This article is part of the Media Monitoring Highlights of September, a monthly overview of the most significant results of our monitoring of traditional and new media in Belgium, France, Germany, Greece, Hungary, and the United Kingdom.
Date of publication: 11 September 2019
Media Outlet: DH.be, La Dernière Heure, a French-language daily newspaper published in Belgium
Headline: “In the Netherlands, in Salafist schools students learn that non-Muslims deserve the death penalty”
Description of the anti-Muslim content: This article claims that Salafist schools in the Netherlands are causing concern because they teach pupils to “refuse to be part of Dutch society” and that “non-Muslim people deserve the death penalty”. This emerged from a joint investigation by the newspaper NRC and the TV show "Nieuwsuur". The article also states that according to the Coordination Unit for Threat Analysis (OCAM) in Belgium, several state departments in charge of security “have kept an eye on Salafist members” for years. However, the article continues, OCAM believes that the situation is less worrying in Belgium than in the Netherlands, “where there are indeed mosques clearly claiming to be Salafist”. The article mentions that “state security figures from April show that our country is home to hundreds of Salafist organizations (mosques, religious centres, schools)”, but that “there is no data on how much the phenomenon is growing but the number seems to be increasing.”

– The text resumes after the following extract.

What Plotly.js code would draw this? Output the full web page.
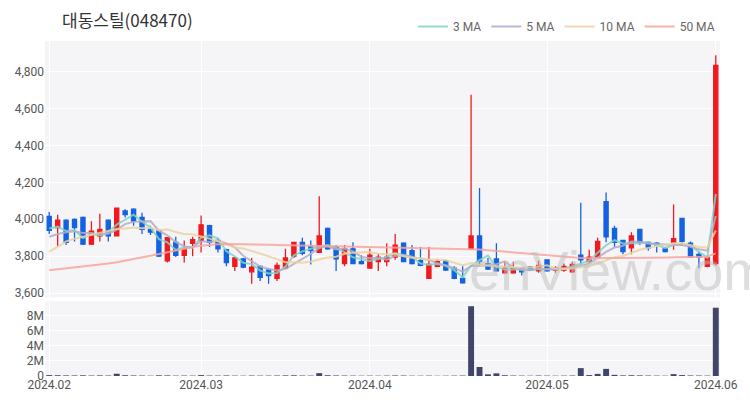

Myth debunked: This article presents a superficial and misleading understanding of Salafism, by regarding it as a movement based on hatred towards the West. In fact, Salafism is an orthodox Sunni reform movement that emerged at the turn of the twentieth century, encouraging emulation of the first followers of the Prophet Muhammad, the “salaf” or predecessors. According to the Oxford Islamic Studies Online, this movement emphasises the “restoration of Islamic doctrines to pure form, adherence to the Quran and Sunnah, rejection of the authority of later interpretations, and maintenance of the unity of ummah.” The article by DH.be wrongly depicts all Salafists as terrorists. Many European governments too generally see Salafists through the lens of counter-terrorism. This is a distorted view of this movement. While some terrorists do identify as Salafi, anthropological fieldwork in the Salafi movement in the Netherlands, including an article by Dr. Ineke Roex, shows that important sections of the Salaf movement distance themselves from violent extremism in Europe and respect democratic authority. Rather than considering Salafism as whole as a security threat, the article should have stated that a specific school in the Netherlands was found disseminating violent ideas, but that it is not representative of all the Salafist schools. The generalisations in this article misinforms readers and spread fears about Muslims who belong to this group which contributes to their stigmatisation. The Get the Trolls Out! partner in Belgium, ENORB, has submitted a complaint to DH.be requesting significant edits to the article.